The most important fact is one you didn't state - did they do good
work and get the problem fixed? If so then, IMHO, you shouldn't write
them off. You simply have to be more selective in what you take to
the shop. Things that you can piddle with such as these leaks are
much better fixed on your own time if you can. Take the major stuff
to the shop.
If you don't want to do this sort of stuff yourself then you need to
find a good shade tree mechanic. Someone, preferably retired, who
works out of his house or garage and has no overhead. I found such a
person for my mom's rig. He charges $15 an hour and does acceptable
work. He's retired, used to have a welding company on his rural
property and does the RV work in that old building.
From: John De Armond
Subject: Re: Camper Corral too expensive?
Date: Sun, 28 Jan 2007 16:43:27 -0500
On 28 Jan 2007 12:39:17 -0800, "Yukon" <firstname.lastname@example.org> wrote:
>I liked your comments. To the point and true. The thing is I have
>always been fixing my cars, even re-building an engine once. I just
>had something else that needed my attention at the time so I thought I
>will have this place to put my RV place into a tiptop shape, and
>then I will do my own maintenance. Never had an experience with
>these people before, but the message comes across loud and clear:
>Dont't take it to these places for a small stuff. Do it yourself or
>hire some handy man.
You're welcome. Having operated a car shop and having friends who
owned a Winnebago dealership and being a penny pincher (OK,
cheapskate), I've been on both sides. As a consumer, I suck wind when
I think of shop labor rates. As a businessman, I fully understand. I
don't like it but I understand.
I forget to mention before. A third option might be a mobile RV
repairman. These guys have lower overhead than a storefront shop so
their rates should be lower. And they come to you so you don't lose
the use of your home.
One last comment. Nobody will do it the way you would. Not that many
people are skilled at everything and if they are, they don't have time
to lavish loving care on things. I've had to learn to deal with that
as I've gotten older.

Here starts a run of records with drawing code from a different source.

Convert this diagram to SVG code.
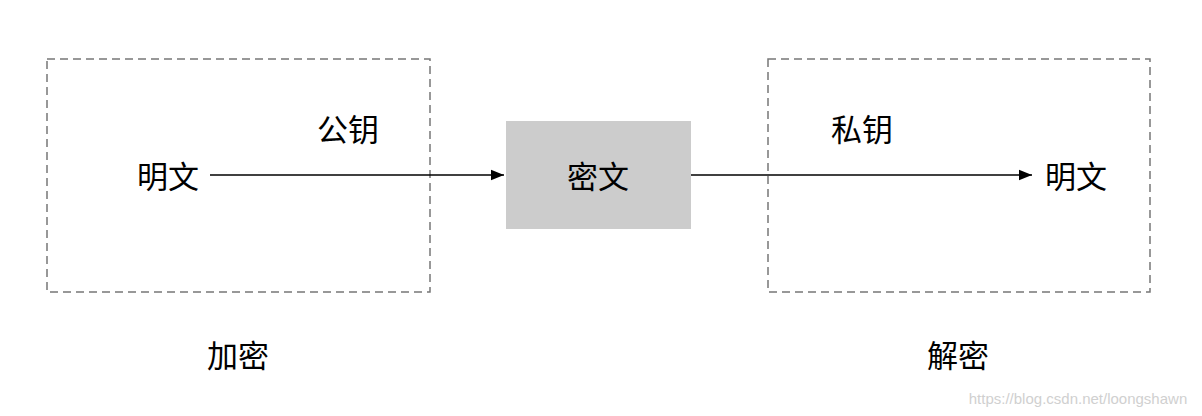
<svg xmlns="http://www.w3.org/2000/svg" width="1202" height="416" viewBox="0 0 1202 416">
<style>
text{font-family:"Liberation Sans","Noto Sans CJK SC",sans-serif;font-size:31px;fill:#000;text-anchor:middle;dominant-baseline:central}
.dash{fill:none;stroke:#777;stroke-width:1.5;stroke-dasharray:8 5}
.c{stroke:#000;stroke-width:1.5;fill:none;marker-end:url(#a)}
</style>
<defs><marker id="a" viewBox="0 0 10 10" refX="10" refY="5" markerWidth="13" markerHeight="13" markerUnits="userSpaceOnUse" orient="auto"><path d="M0,1L10,5L0,9z" fill="#000"/></marker></defs>
<rect width="1202" height="416" fill="#fff"/>
<g id="enc"><rect class="dash" x="47" y="59" width="383" height="233"/><text x="238" y="356">加密</text></g>
<g id="dec"><rect class="dash" x="768" y="59" width="382" height="233"/><text x="958" y="356">解密</text></g>
<g id="plain1"><text x="168" y="177">明文</text></g>
<g id="pub"><text x="348" y="130">公钥</text></g>
<g id="cipher"><rect x="506" y="121" width="185" height="108" fill="#cccccc"/><text x="598" y="177">密文</text></g>
<g id="priv"><text x="862" y="130">私钥</text></g>
<g id="plain2"><text x="1076" y="177">明文</text></g>
<g id="connectors"><path class="c" d="M210,175H504"/><path class="c" d="M691,175H1032"/></g>
<text x="1078" y="398" style="font-size:15px;fill:#d0d0d0">https://blog.csdn.net/loongshawn</text>
</svg>
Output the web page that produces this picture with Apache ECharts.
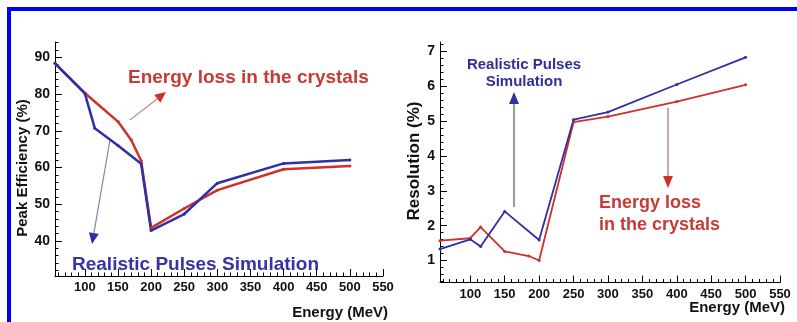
<!DOCTYPE html>
<html>
<head>
<meta charset="utf-8">
<script src="https://cdn.jsdelivr.net/npm/echarts@6/dist/echarts.min.js"></script>
<style>
html,body{margin:0;padding:0;background:#fff;}
#c{width:797px;height:322px;}
</style>
</head>
<body>
<div id="c"></div>
<script>
// ---- Data ----
const effXTicks = [100,150,200,250,300,350,400,450,500,550];
const effYTicks = [40,50,60,70,80,90];
const resXTicks = [100,150,200,250,300,350,400,450,500,550];
const resYTicks = [1,2,3,4,5,6,7];

// Peak efficiency (%) vs Energy (MeV)
const effLossE   = [55, 100, 150, 170, 185, 200, 250, 300, 400, 500];
const effLossV   = [88.4, 80.3, 72.5, 67.5, 61.8, 43.5, 48.8, 53.8, 59.5, 60.4];
const effPulseE  = [55, 100, 115, 150, 185, 200, 250, 300, 400, 500];
const effPulseV  = [88.4, 80.2, 70.7, 66.0, 61.0, 42.8, 47.3, 55.7, 61.1, 62.0];

// Resolution (%) vs Energy (MeV)
const resLossE   = [56, 100, 115, 150, 185, 200, 250, 300, 400, 500];
const resLossV   = [1.57, 1.64, 1.96, 1.26, 1.13, 1.00, 4.97, 5.13, 5.56, 6.04];
const resPulseE  = [56, 100, 115, 150, 200, 250, 300, 400, 500];
const resPulseV  = [1.33, 1.61, 1.40, 2.41, 1.59, 5.04, 5.26, 6.05, 6.83];

const zip = (a,b) => a.map((x,i)=>[x,b[i]]);
function range(a,b,s){const r=[];for(let v=a;v<=b+1e-9;v+=s)r.push(Math.round(v*1000)/1000);return r;}

const RED = '#d0302a', BLUE = '#2f2fa6';
const FONT = '"Liberation Sans", Arial, sans-serif';

const chart = echarts.init(document.getElementById('c'), null, {renderer:'canvas'});

function mainX(grid, min, max, ticks){
  return {type:'value', gridIndex:grid, position:'bottom', min, max,
    axisLine:{show:true, onZero:false, lineStyle:{color:'#000', width:1}},
    axisTick:{show:true, inside:true, length:7, customValues:ticks, lineStyle:{color:'#000'}},
    axisLabel:{show:true, margin:5, customValues:ticks, color:'#111', fontFamily:FONT, fontWeight:'bold', fontSize:13},
    splitLine:{show:false}};
}
function minorX(grid, min, max, ticks){
  return {type:'value', gridIndex:grid, position:'bottom', min, max,
    axisLine:{show:false},
    axisTick:{show:true, inside:true, length:3.5, customValues:ticks, lineStyle:{color:'#000'}},
    axisLabel:{show:false, customValues:ticks}, splitLine:{show:false}};
}
function mainY(grid, min, max, ticks){
  return {type:'value', gridIndex:grid, position:'left', min, max,
    axisLine:{show:true, onZero:false, lineStyle:{color:'#000', width:1}},
    axisTick:{show:true, inside:true, length:7, customValues:ticks, lineStyle:{color:'#000'}},
    axisLabel:{show:true, margin:5, customValues:ticks, color:'#111', fontFamily:FONT, fontWeight:'bold', fontSize:14},
    splitLine:{show:false}};
}
function minorY(grid, min, max, ticks){
  return {type:'value', gridIndex:grid, position:'left', min, max,
    axisLine:{show:false},
    axisTick:{show:true, inside:true, length:3.5, customValues:ticks, lineStyle:{color:'#000'}},
    axisLabel:{show:false, customValues:ticks}, splitLine:{show:false}};
}

function arrow(x1,y1,x2,y2,shaft,head,hl,hw,lw){
  const ang = Math.atan2(y2-y1, x2-x1);
  const bx = x2 - hl*Math.cos(ang), by = y2 - hl*Math.sin(ang);
  const px = -Math.sin(ang)*hw/2, py = Math.cos(ang)*hw/2;
  return [
    {type:'line', shape:{x1,y1,x2:bx,y2:by}, style:{stroke:shaft, lineWidth:lw}, silent:true},
    {type:'polygon', shape:{points:[[x2,y2],[bx+px,by+py],[bx-px,by-py]]}, style:{fill:head}, silent:true}
  ];
}
function txt(x,y,text,opt){
  return Object.assign({type:'text', x, y, silent:true,
    style:Object.assign({text, fontFamily:FONT, fontWeight:'bold', fill:'#111', align:'left', verticalAlign:'middle'}, opt.style||{})},
    opt.rotation!==undefined?{rotation:opt.rotation}:{});
}

const lineSeries = (name, data, color, xi, yi, w) => ({
  type:'line', name, data, xAxisIndex:xi, yAxisIndex:yi,
  symbol:'circle', symbolSize:3, showSymbol:true,
  lineStyle:{color, width:w}, itemStyle:{color}, z:3, silent:true
});

const option = {
  animation:false,
  backgroundColor:'#fff',
  grid:[
    {left:55, top:42, width:328, height:234},
    {left:440, top:42, width:340, height:240.5}
  ],
  xAxis:[
    mainX(0, 55, 550, effXTicks),
    minorX(0, 55, 550, range(60,550,10)),
    mainX(1, 56, 550, resXTicks),
    minorX(1, 56, 550, range(60,550,10))
  ],
  yAxis:[
    mainY(0, 30.4, 94.2, effYTicks),
    minorY(0, 30.4, 94.2, range(32,94,2)),
    mainY(1, 0.37, 7.27, resYTicks),
    minorY(1, 0.37, 7.27, range(0.4,7.2,0.2))
  ],
  series:[
    lineSeries('Energy loss in the crystals', zip(effLossE, effLossV), RED, 0, 0, 2.5),
    lineSeries('Realistic Pulses Simulation', zip(effPulseE, effPulseV), BLUE, 0, 0, 2.5),
    lineSeries('Energy loss in the crystals', zip(resLossE, resLossV), RED, 2, 2, 1.8),
    lineSeries('Realistic Pulses Simulation', zip(resPulseE, resPulseV), BLUE, 2, 2, 1.8)
  ],
  graphic:[].concat(
    [
      {type:'rect', shape:{x:7, y:7, width:790, height:4}, style:{fill:'#0000ff'}, silent:true},
      {type:'rect', shape:{x:7, y:7, width:4, height:315}, style:{fill:'#0000ff'}, silent:true}
    ],
    arrow(130,120,166,92,'#c08a8a',RED,11,10,1.2),
    arrow(110,140,92,244,'#7f86a8',BLUE,11,10,1.2),
    arrow(514,207,514,92,'#9a9a9a',BLUE,12,10,2),
    arrow(668,108,668,188,'#a07070',RED,12,10,1.2),
    [
      txt(128,78,'Energy loss in the crystals',{style:{fill:'#c83a36', fontSize:19}}),
      txt(72,265,'Realistic Pulses Simulation',{style:{fill:'#3434a4', fontSize:19}}),
      txt(524,65,'Realistic Pulses',{style:{fill:'#2f2f9a', fontSize:15, align:'center'}}),
      txt(524,82,'Simulation',{style:{fill:'#2f2f9a', fontSize:15, align:'center'}}),
      txt(599,203,'Energy loss',{style:{fill:'#c83a36', fontSize:18}}),
      txt(599,225,'in the crystals',{style:{fill:'#c83a36', fontSize:18}}),
      txt(23,168,'Peak Efficiency (%)',{rotation:Math.PI/2, style:{fontSize:15, align:'center'}}),
      txt(414,161,'Resolution (%)',{rotation:Math.PI/2, style:{fontSize:17, align:'center'}}),
      txt(388,313,'Energy (MeV)',{style:{fontSize:15, align:'right'}}),
      txt(785,308,'Energy (MeV)',{style:{fontSize:15, align:'right'}})
    ]
  )
};
chart.setOption(option);
</script>
</body>
</html>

Until recently nothing I owned EVER graced
anybody's shop but my own. I'm just not able to do the major stuff
anymore. It's been very painful to watch others do much inferior work
than I'd have done. Just had to (sorta) get used to it.
I'm still not used to getting the vehicle back and finding stuff not
working that was OK before. Simply meant that the guy didn't pay
attention to putting things back together correctly.
>Is it difficult to take the tank out.?
Boy, that's a loaded question. On my rig I undo two straps and the
tank drops down. On other rigs I've seen and read about here, they
dropped the tank(s) onto the frame and then built the RV around them.
Removing the tank requires cutting frame members and then welding them
back afterward. You'll just have to crawl under and look.